Le roman est porté par des personnages très attachants, à commencer par Lina qui a un caractère de feu. Même si elle doit se taire pour éviter la mort, on sent en elle une révolte profonde, jamais elle n’a douté d’elle-même et jamais son esprit ne s’est soumis aux russes. J’ai également eu beaucoup de sympathie pour son petit frère, Jonas, âgé de 10 ans à peine, qui grandit en accéléré et devient un homme en quelques semaines à peine. J’ai également apprécié Andrius, même si j’ai eu l’impression de moins le connaître que les autres. Dès le début, il reste fort et montre la voie aux autres. Bien sûr tous les Lituaniens ne sont pas des gens bien, l’égoïste et geignard Mr Stalas le prouve. De même, tous les russes ne sont pas à mettre dans le même panier, certains sont dépassés et tentent d’aider à leur façon.
J’ai trouvé le style agréable, la traduction est fluide.

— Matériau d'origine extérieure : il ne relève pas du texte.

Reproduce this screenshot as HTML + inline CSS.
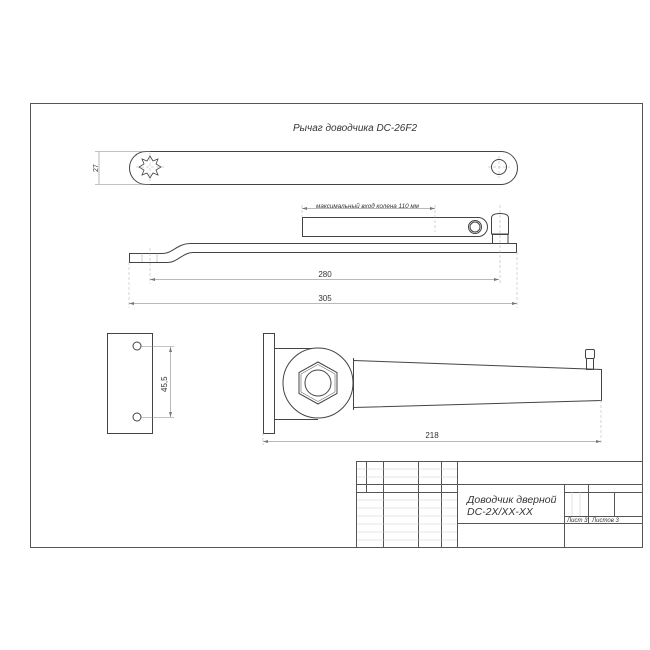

Il y a dans l’écriture beaucoup d’émotion, mais aussi de la retenue, aucun apitoiement. Ruta Sepetys intègre également des références très intéressantes à l’art, et notamment aux dessins de Munch. J’ai donc passé un très bon moment et je lirai son second roman avec plaisir.
Ainsi, Ruta Sepetys a écrit un roman poignant et touchant qui met en lumière un pan méconnu de l’Histoire, celui de la déportation russe. L’histoire de Lina et de ses compagnons est très émouvante, sans apitoiement pour autant. Ce qui ressort avant tout, c’est une formidable envie de vivre, et une dignité qui illumine tout le roman. J’ai été conquise et je vous le recommande volontiers.